The Enduring Importance: Why Sanxingdui Matters Today
Rewriting the Story of Chinese Civilization
Sanxingdui’s primary importance is historiographic. It dismantles the outdated concept of a single, linear evolution of Chinese culture radiating from the Central Plains. Instead, it reveals an ancient landscape of multiple, co-existing centers of advanced civilization—a "diverse unity" or "pluralism of origins." The Shu Kingdom, with its astonishing bronze-casting technology (using piece-mold casting like the Shang, but for radically different ends), stands as a powerful testament to this diversity. It forces textbooks to be rewritten and enriches our understanding of what "Chinese" civilization encompasses.
A Masterclass in Ancient Technology and Artistry
The technical prowess required to create these objects is staggering. Casting a life-sized, fully three-dimensional human head (like the famous statue with the crown) or a 4-meter tall bronze tree with delicate attachments required unparalleled skill in mold-making, alloy control, and piece-mold assembly. The artistic vision is even more breathtaking. The masks exhibit a mastery of abstract form and emotional resonance that feels strikingly modern. They are not realistic portraits but psychological powerhouses, conveying authority, mystery, and transcendence through geometric simplification and bold exaggeration.
An Eternal Symbol of Mystery
Finally, Sanxingdui captivates the global imagination because of the profound mystery that remains. We do not know why the civilization declined. We have no readable texts to explain the masks' meaning. The climax of the story—the systematic breaking, burning, and burying of the entire national treasure in two pits—is an archaeologist's cliffhanger. Was it an act of ritual termination before abandoning the city? A response to invasion or natural disaster? The masks, with their silent, knowing gazes, hold the secret. They remind us that the past is not a neatly solved puzzle, but a dynamic field of inquiry where each answer sparks new questions. They stand as eternal symbols of human creativity, spiritual yearning, and the tantalizing gaps in our knowledge that drive exploration forward.
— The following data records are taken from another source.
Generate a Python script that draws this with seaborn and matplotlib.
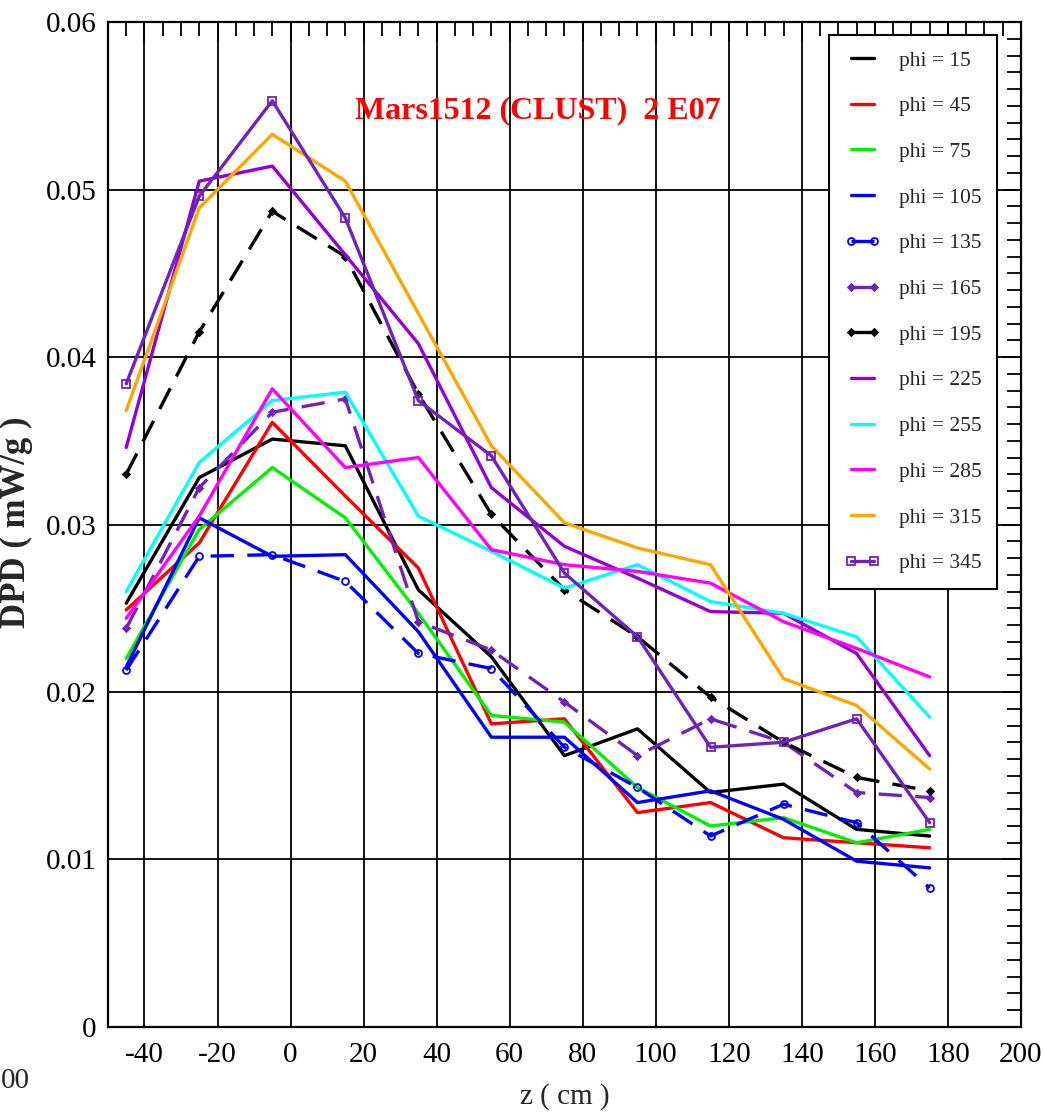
import matplotlib
matplotlib.use("Agg")
import matplotlib.pyplot as plt
from matplotlib.ticker import MultipleLocator, FuncFormatter
import seaborn as sns
import pandas as pd

z = [-45, -25, -5, 15, 35, 55, 75, 95, 115, 135, 155, 175]

phi_15 = [0.0253, 0.0328, 0.0351, 0.0347, 0.0261, 0.0221, 0.0162, 0.0178, 0.0140, 0.0145, 0.0118, 0.0114]
phi_45 = [0.0249, 0.0289, 0.0361, 0.0317, 0.0274, 0.0181, 0.0184, 0.0128, 0.0134, 0.0113, 0.0110, 0.0107]
phi_75 = [0.0220, 0.0297, 0.0334, 0.0304, 0.0247, 0.0186, 0.0182, 0.0143, 0.0120, 0.0125, 0.0110, 0.0118]
phi_105 = [0.0215, 0.0304, 0.0281, 0.0282, 0.0236, 0.0173, 0.0173, 0.0134, 0.0141, 0.0124, 0.0099, 0.0095]
phi_135 = [0.0213, 0.0281, 0.0282, 0.0266, 0.0223, 0.0214, 0.0167, 0.0143, 0.0114, 0.0133, 0.0122, 0.0083]
phi_165 = [0.0238, 0.0322, 0.0367, 0.0375, 0.0242, 0.0225, 0.0194, 0.0162, 0.0184, 0.0170, 0.0140, 0.0137]
phi_195 = [0.0330, 0.0415, 0.0487, 0.0460, 0.0378, 0.0306, 0.0261, 0.0233, 0.0197, 0.0170, 0.0149, 0.0141]
phi_225 = [0.0346, 0.0505, 0.0514, 0.0461, 0.0408, 0.0322, 0.0287, 0.0268, 0.0248, 0.0247, 0.0223, 0.0162]
phi_255 = [0.0260, 0.0337, 0.0374, 0.0379, 0.0305, 0.0284, 0.0262, 0.0276, 0.0254, 0.0247, 0.0233, 0.0185]
phi_285 = [0.0244, 0.0305, 0.0381, 0.0334, 0.0340, 0.0285, 0.0276, 0.0272, 0.0265, 0.0242, 0.0226, 0.0209]
phi_315 = [0.0368, 0.0489, 0.0533, 0.0505, 0.0426, 0.0347, 0.0301, 0.0286, 0.0276, 0.0208, 0.0192, 0.0154]
phi_345 = [0.0384, 0.0496, 0.0553, 0.0483, 0.0374, 0.0341, 0.0271, 0.0233, 0.0167, 0.0170, 0.0184, 0.0122]

labels = ["phi = 15", "phi = 45", "phi = 75", "phi = 105", "phi = 135", "phi = 165",
          "phi = 195", "phi = 225", "phi = 255", "phi = 285", "phi = 315", "phi = 345"]
series = [phi_15, phi_45, phi_75, phi_105, phi_135, phi_165,
          phi_195, phi_225, phi_255, phi_285, phi_315, phi_345]

title_text = "Mars1512 (CLUST)  2 E07"
x_ticks = [-40, -20, 0, 20, 40, 60, 80, 100, 120, 140, 160, 180, 200]
y_ticks = [0, 0.01, 0.02, 0.03, 0.04, 0.05, 0.06]

colors = ["#000000", "#FF0000", "#00F000", "#0000FF", "#0000FF", "#7221BC",
          "#000000", "#9400D3", "#00FFFF", "#FF00FF", "#FFA500", "#7221BC"]
dash = (0, (7, 4))
styles = ["-", "-", "-", "-", dash, dash, dash, "-", "-", "-", "-", "-"]
markers = [None, None, None, None, "o", "D", "D", None, None, None, None, "s"]
mfc = [None, None, None, None, "none", None, None, None, None, None, None, "none"]
msz = [0, 0, 0, 0, 5, 3.5, 3.5, 0, 0, 0, 0, 6]

sns.set_style("white")
plt.rcParams["font.family"] = ["Liberation Serif", "DejaVu Serif"]

fig = plt.figure(figsize=(10.44, 11.18), dpi=100)
ax = fig.add_axes([0.1034, 0.0814, 0.8745, 0.8989])

for lab, vals, c, ls, mk, fc, ms in zip(labels, series, colors, styles, markers, mfc, msz):
    df = pd.DataFrame({"z": z, "v": vals})
    kw = dict(color=c, linestyle=ls, linewidth=2.4, label=lab, zorder=3)
    if mk is not None:
        kw.update(marker=mk, markersize=ms, markeredgewidth=1.3, markeredgecolor=c)
        if fc is not None:
            kw.update(markerfacecolor=fc)
        else:
            kw.update(markerfacecolor=c)
    sns.lineplot(data=df, x="z", y="v", ax=ax, estimator=None, sort=False, **kw)

ax.set_xlim(-50, 200)
ax.set_ylim(0, 0.06)
ax.set_xticks(x_ticks)
ax.set_yticks(y_ticks)
ax.xaxis.set_minor_locator(MultipleLocator(5))
ax.yaxis.set_minor_locator(MultipleLocator(0.001))
ax.yaxis.set_major_formatter(FuncFormatter(lambda v, p: f"{v:g}"))
ax.xaxis.set_major_formatter(FuncFormatter(lambda v, p: f"{v:g}"))

ax.grid(True, which="major", color="black", linewidth=1.3)
ax.set_axisbelow(True)
ax.tick_params(which="both", direction="in", top=True, right=True, colors="black")
ax.tick_params(which="major", length=14, width=1.3, labelsize=21)
ax.tick_params(which="minor", length=10, width=1.3)
ax.tick_params(axis="x", which="major", pad=11)
ax.tick_params(axis="y", which="major", pad=8)
for s in ax.spines.values():
    s.set_color("black")
    s.set_linewidth(1.6)

ax.set_xlabel("z ( cm )", fontsize=21)
ax.xaxis.set_label_coords(0.5, -0.056)
ax.set_ylabel("DPD ( mW/g )", fontsize=25, fontweight="bold")
ax.yaxis.set_label_coords(-0.082, 0.502)

ax.text(0.471, 0.912, title_text, transform=ax.transAxes, ha="center", va="center",
        color="red", fontsize=23, fontweight="bold")

leg = ax.legend(loc="upper right", bbox_to_anchor=(0.974, 0.987), borderaxespad=0,
                fontsize=15.5, labelspacing=1.19, handlelength=1.67, handletextpad=0.88,
                borderpad=0.72, numpoints=2, frameon=True, fancybox=False)
leg.get_frame().set_edgecolor("black")
leg.get_frame().set_linewidth(1.5)
leg.get_frame().set_facecolor("white")
leg.get_frame().set_alpha(1)

fig.text(0.001, 0.033, "00", fontsize=21, ha="left", va="center")

fig.savefig("out.png", dpi=100)
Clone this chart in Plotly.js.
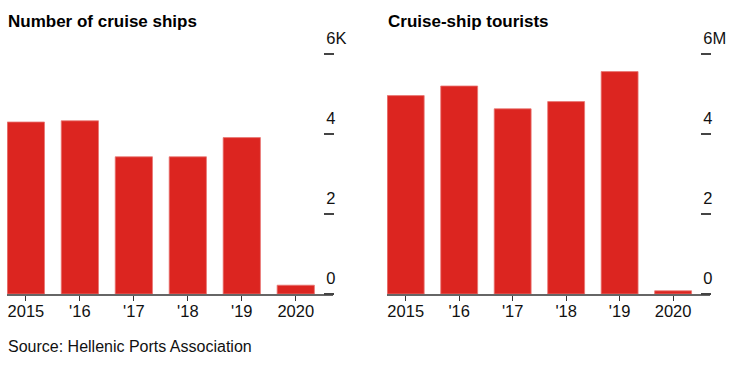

Every new discovery at Sanxingdui (like the six new pits found in 2019-2022) sends ripples through the archaeological world. Each fragment of gold, each new mask variant, is a piece of code in a lost language we are still learning to decipher. The bronze masks of Sanxingdui are more than artifacts; they are a dialogue across millennia, challenging us to look beyond familiar histories and consider the vast, beautiful complexity of the human journey.